Jan 7 2021, 11:01 pm

BC is making some changes to how it reports daily COVID-19 case data in an effort to streamline the process through further automation.

Dr. Bonnie Henry said they’ve recently completed a process of unifying labs across the province so that positive COVID-19 test results will immediately be fed to the BC Centre for Disease Control.

Previously there was a lag, where lab staff had to report a positive test result to the local health authority, which would start the contact tracing process and notify the BC CDC.

The province will now count each case based on the date the patient tested positive, not the date it was reported to the local health authority.

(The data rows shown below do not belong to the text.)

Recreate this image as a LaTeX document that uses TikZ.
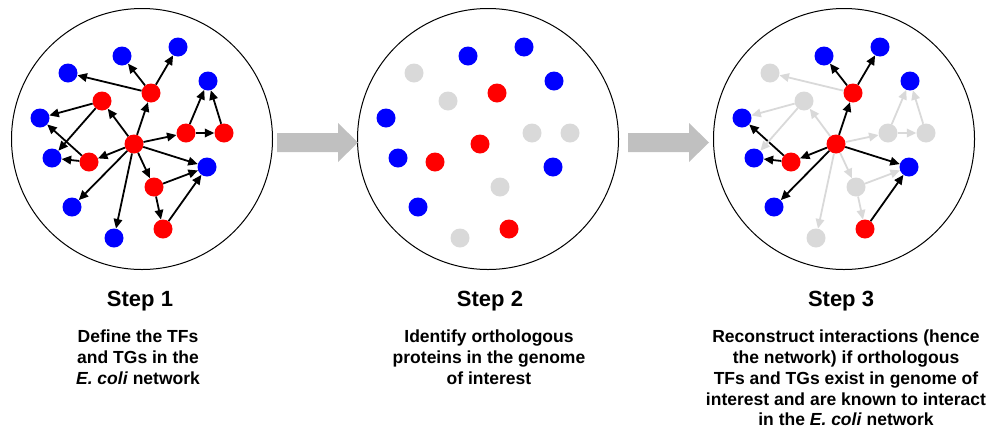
\documentclass[tikz,border=0pt]{standalone}
\usepackage{fontspec}
\setmainfont{Liberation Sans}
\usetikzlibrary{arrows.meta}

\definecolor{tfred}{RGB}{255,0,0}
\definecolor{tgblue}{RGB}{0,0,255}
\definecolor{lostgrey}{RGB}{217,217,217}
\definecolor{flowgrey}{RGB}{192,192,192}

% the 17 genes of one network, at offsets from the circle centre
\newcommand{\placegenes}{%
\node[ring] (ring) at (0,0) {};
\node[tg] (B1) at (-20,-83) {};
\node[tg] (B2) at (36,-92) {};
\node[droptg] (B3) at (-74,-66) {};
\node[tg] (B4) at (66,-58) {};
\node[tg] (B5) at (-102,-21) {};
\node[tg] (B6) at (-90,19) {};
\node[tg] (B7) at (65,28) {};
\node[tg] (B8) at (-70,68) {};
\node[droptg] (B9) at (-28,99) {};
\node[tf] (R0) at (-8,5) {};
\node[tf] (R1) at (9,-46) {};
\node[droptf] (R2) at (-40,-38) {};
\node[droptf] (R3) at (44,-6) {};
\node[droptf] (R4) at (82,-6) {};
\node[tf] (R5) at (-53,23) {};
\node[droptf] (R6) at (12,48) {};
\node[tf] (R7) at (21,90) {};
}
% regulatory links
\newcommand{\drawlinks}{%
\foreach \a/\b in {R1/B1,R1/B2,R0/R1,R5/B5,R5/B6,R0/R5,R0/B7,R7/B7,R0/B8}
  \draw[keep] (\a) -- (\b);
\foreach \a/\b in {R1/B3,R0/R2,R2/B5,R2/B6,R0/R3,R3/B4,R4/B4,R3/R4,R0/R6,R6/B7,R6/R7,R0/B9}
  \draw[drop] (\a) -- (\b);
}

\begin{document}
\begin{tikzpicture}[x=1pt,y=-1pt,
  gene/.style={circle,minimum size=19pt,inner sep=0pt},
  tf/.style={gene,fill=tfred},
  tg/.style={gene,fill=tgblue},
  lost/.style={gene,fill=lostgrey},
  ring/.style={circle,draw,line width=1pt,minimum size=261pt,inner sep=0pt},
  keep/.style={-{Triangle[length=9.5pt,width=8.5pt]},line width=1.8pt,black},
  flow/.style={fill=flowgrey},
  steptitle/.style={anchor=base,font=\bfseries\fontsize{22}{26}\selectfont},
  stepnote/.style={anchor=north,align=center,inner sep=0pt,
    font=\bfseries\fontsize{17.5}{20.75}\selectfont}]
\useasboundingbox (0,0) rectangle (992,437);

% Step 1: full E. coli network
\begin{scope}[shift={(142,139)},name prefix=a-,
  droptg/.style={tg},droptf/.style={tf},drop/.style={keep}]
\placegenes
\drawlinks
\end{scope}

% Step 2: orthologues only
\begin{scope}[shift={(488,139)},name prefix=b-,
  droptg/.style={lost},droptf/.style={lost}]
\placegenes
\end{scope}

% Step 3: reconstructed network
\begin{scope}[shift={(844,139)},name prefix=c-,
  droptg/.style={lost},droptf/.style={lost},drop/.style={keep,lostgrey}]
\placegenes
\drawlinks
\end{scope}

% block arrows
\fill[flow] (277,133) -- (338,133) -- (338,123) -- (358,142.5) -- (338,162)
  -- (338,152) -- (277,152) -- cycle;
\fill[flow] (628,133) -- (689,133) -- (689,123) -- (709,142.5) -- (689,162)
  -- (689,152) -- (628,152) -- cycle;

\node[steptitle] (title1) at (140,306) {Step 1};
\node[steptitle] (title2) at (490,306) {Step 2};
\node[steptitle] (title3) at (841,306) {Step 3};

\node[stepnote] (note1) at (138,330) {Define the TFs\\and TGs in the\\\textit{E. coli} network};
\node[stepnote] (note2) at (489,330) {Identify orthologous\\proteins in the genome\\of interest};
\node[stepnote] (note3) at (846,330) {Reconstruct interactions (hence\\the network) if orthologous\\TFs and TGs exist in genome of\\interest and are known to interact\\in the \textit{E. coli} network};
\end{tikzpicture}
\end{document}
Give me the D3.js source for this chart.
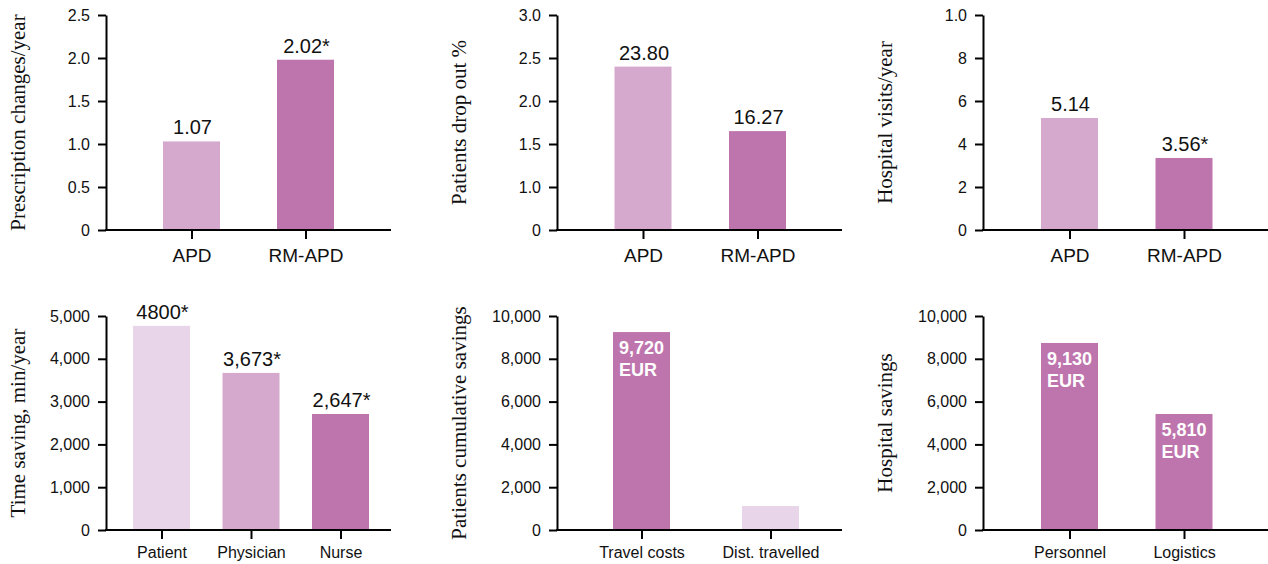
<!DOCTYPE html>
<html><head><meta charset="utf-8">
<script src="https://cdn.jsdelivr.net/npm/d3@7"></script>
<style>
html,body{margin:0;padding:0;background:#fff;}
svg{display:block;}
</style></head>
<body>
<svg id="chart" width="1268" height="564"></svg>
<script>
// ---------- DATA ----------
const p1Categories = ["APD", "RM-APD"];
const p1Values = [1.03, 1.98];
const p1ValueLabels = ["1.07", "2.02*"];
const p1TickValues = [0, 0.5, 1, 1.5, 2, 2.5];
const p1TickLabels = ["0", "0.5", "1.0", "1.5", "2.0", "2.5"];
const p1Title = "Prescription changes/year";

const p2Categories = ["APD", "RM-APD"];
const p2Values = [2.40, 1.65];
const p2ValueLabels = ["23.80", "16.27"];
const p2TickValues = [0, 1, 1.5, 2, 2.5, 3];
const p2TickLabels = ["0", "1.0", "1.5", "2.0", "2.5", "3.0"];
const p2Title = "Patients drop out %";

const p3Categories = ["APD", "RM-APD"];
const p3Values = [5.21, 3.35];
const p3ValueLabels = ["5.14", "3.56*"];
const p3TickValues = [0, 2, 4, 6, 8, 10];
const p3TickLabels = ["0", "2", "4", "6", "8", "1.0"];
const p3Title = "Hospital visits/year";

const p4Categories = ["Patient", "Physician", "Nurse"];
const p4Values = [4770, 3670, 2710];
const p4ValueLabels = ["4800*", "3,673*", "2,647*"];
const p4TickValues = [0, 1000, 2000, 3000, 4000, 5000];
const p4TickLabels = ["0", "1,000", "2,000", "3,000", "4,000", "5,000"];
const p4Title = "Time saving, min/year";

const p5Categories = ["Travel costs", "Dist. travelled"];
const p5Values = [9250, 1120];
const p5InnerLabels = [["9,720", "EUR"], []];
const p5TickValues = [0, 2000, 4000, 6000, 8000, 10000];
const p5TickLabels = ["0", "2,000", "4,000", "6,000", "8,000", "10,000"];
const p5Title = "Patients cumulative savings";

const p6Categories = ["Personnel", "Logistics"];
const p6Values = [8740, 5420];
const p6InnerLabels = [["9,130", "EUR"], ["5,810", "EUR"]];
const p6TickValues = [0, 2000, 4000, 6000, 8000, 10000];
const p6TickLabels = ["0", "2,000", "4,000", "6,000", "8,000", "10,000"];
const p6Title = "Hospital savings";

// ---------- STYLE ----------
const C_LIGHTEST = "#E9D5E9", C_LIGHT = "#D5A9CE", C_DARK = "#BE75AD";
const SANS = "'Liberation Sans', Arial, Helvetica, sans-serif";
const SERIF = "'Liberation Serif', 'Times New Roman', serif";

const panels = [
  {cats:p1Categories, vals:p1Values, vlabels:p1ValueLabels, ticks:p1TickValues, tlabels:p1TickLabels, title:p1Title,
   colors:[C_LIGHT, C_DARK], ax:106, right:391, top:15, bottom:230, c0:191.5, c1:305.5, catFont:19, titleX:25,
   yDomain:[0, 2.5], yFrac:[0, 1]},
  {cats:p2Categories, vals:p2Values, vlabels:p2ValueLabels, ticks:p2TickValues, tlabels:p2TickLabels, title:p2Title,
   colors:[C_LIGHT, C_DARK], ax:557, right:842, top:15, bottom:230, c0:643, c1:757.5, catFont:19, titleX:466,
   yDomain:[0, 1, 3], yFrac:[0, 0.2, 1]},
  {cats:p3Categories, vals:p3Values, vlabels:p3ValueLabels, ticks:p3TickValues, tlabels:p3TickLabels, title:p3Title,
   colors:[C_LIGHT, C_DARK], ax:983, right:1268, top:15, bottom:230, c0:1069.5, c1:1184, catFont:19, titleX:892,
   yDomain:[0, 10], yFrac:[0, 1]},
  {cats:p4Categories, vals:p4Values, vlabels:p4ValueLabels, ticks:p4TickValues, tlabels:p4TickLabels, title:p4Title,
   colors:[C_LIGHTEST, C_LIGHT, C_DARK], ax:106, right:391, top:316, bottom:530, c0:161.5, c1:340.5, catFont:16, titleX:25,
   yDomain:[0, 5000], yFrac:[0, 1]},
  {cats:p5Categories, vals:p5Values, inner:p5InnerLabels, ticks:p5TickValues, tlabels:p5TickLabels, title:p5Title,
   colors:[C_DARK, C_LIGHTEST], ax:557, right:842, top:316, bottom:530, c0:641.5, c1:770.5, catFont:16, titleX:466,
   yDomain:[0, 10000], yFrac:[0, 1]},
  {cats:p6Categories, vals:p6Values, inner:p6InnerLabels, ticks:p6TickValues, tlabels:p6TickLabels, title:p6Title,
   colors:[C_DARK, C_DARK], ax:983, right:1268, top:316, bottom:530, c0:1069.5, c1:1184, catFont:16, titleX:892,
   yDomain:[0, 10000], yFrac:[0, 1]}
];

const svg = d3.select("#chart");
const BAR_W = 57;

panels.forEach(p => {
  const g = svg.append("g");
  const h = p.bottom - p.top;
  const y = d3.scaleLinear().domain(p.yDomain).range(p.yFrac.map(f => p.bottom - f * h));
  const x = d3.scalePoint().domain(p.cats).range([p.c0, p.c1]);

  // bars
  g.selectAll("rect.bar").data(p.vals).enter().append("rect")
    .attr("class", "bar")
    .attr("x", (d, i) => x(p.cats[i]) - BAR_W / 2)
    .attr("width", BAR_W)
    .attr("y", d => y(d))
    .attr("height", d => y(0) - y(d))
    .attr("fill", (d, i) => p.colors[i]);

  // value labels above
  if (p.vlabels) {
    g.selectAll("text.val").data(p.vals).enter().append("text")
      .attr("class", "val")
      .attr("x", (d, i) => x(p.cats[i]) + 1)
      .attr("y", d => y(d) - 7)
      .attr("text-anchor", "middle")
      .attr("font-family", SANS).attr("font-size", 20).attr("fill", "#111")
      .text((d, i) => p.vlabels[i]);
  }
  // inner labels
  if (p.inner) {
    p.vals.forEach((v, i) => {
      p.inner[i].forEach((t, j) => {
        g.append("text")
          .attr("x", x(p.cats[i]) - BAR_W / 2 + 6)
          .attr("y", y(v) + 22 + j * 22)
          .attr("font-family", SANS).attr("font-size", 18).attr("font-weight", "bold")
          .attr("fill", "#fff")
          .text(t);
      });
    });
  }

  // y axis
  const yAxis = d3.axisLeft(y).tickValues(p.ticks)
    .tickFormat((d, i) => p.tlabels[i]).tickSize(8).tickSizeOuter(0).tickPadding(8);
  const ya = g.append("g").attr("transform", `translate(${p.ax},0)`).call(yAxis);
  ya.select(".domain").attr("stroke", "#000").attr("stroke-width", 2);
  ya.selectAll(".tick line").attr("stroke", "#000").attr("stroke-width", 2);
  ya.selectAll(".tick text").attr("font-family", SANS).attr("font-size", 16).attr("fill", "#111");

  // x axis
  const xAxis = d3.axisBottom(x).tickSize(9).tickSizeOuter(0).tickPadding(p.catFont > 17 ? 10 : 8);
  const xa = g.append("g").attr("transform", `translate(0,${p.bottom})`).call(xAxis);
  xa.select(".domain").remove();
  xa.selectAll(".tick line").attr("stroke", "#000").attr("stroke-width", 2);
  xa.selectAll(".tick text").attr("font-family", SANS).attr("font-size", p.catFont).attr("fill", "#111");
  g.append("line")
    .attr("x1", p.ax - 1).attr("x2", p.right)
    .attr("y1", p.bottom).attr("y2", p.bottom)
    .attr("stroke", "#000").attr("stroke-width", 2);

  // y title
  g.append("text")
    .attr("transform", `translate(${p.titleX},${(p.top + p.bottom) / 2}) rotate(-90)`)
    .attr("text-anchor", "middle")
    .attr("font-family", SERIF).attr("font-size", 21).attr("fill", "#111")
    .text(p.title);
});
</script>
</body></html>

BC will also begin tracking new COVID-19 cases from midnight to midnight, making each calendar day a new reporting period. Previously, the province tracked new cases from 10 am to 10 am. Henry said that system used to work when numbers were low, but epidemiologists have had to start work at 5 am to reconcile all the data with increasing cases.

Henry explained tracking COVID-19 cases is an arduous task because labs across the province use different IT systems, and so do the five health authorities.

She hopes this streamlining step will make data reporting easier for staff and the public to understand.

The BC CDC will be retroactively updating its case data from January 1, 2020, to the present so that cases are reported based on test-positive dates. That might change the epidemiological curve slightly, but its essence should stay the same, Henry said.

The data reporting change might lead to elevated case counts this week, but they should stabilize as the province gets used to the new method.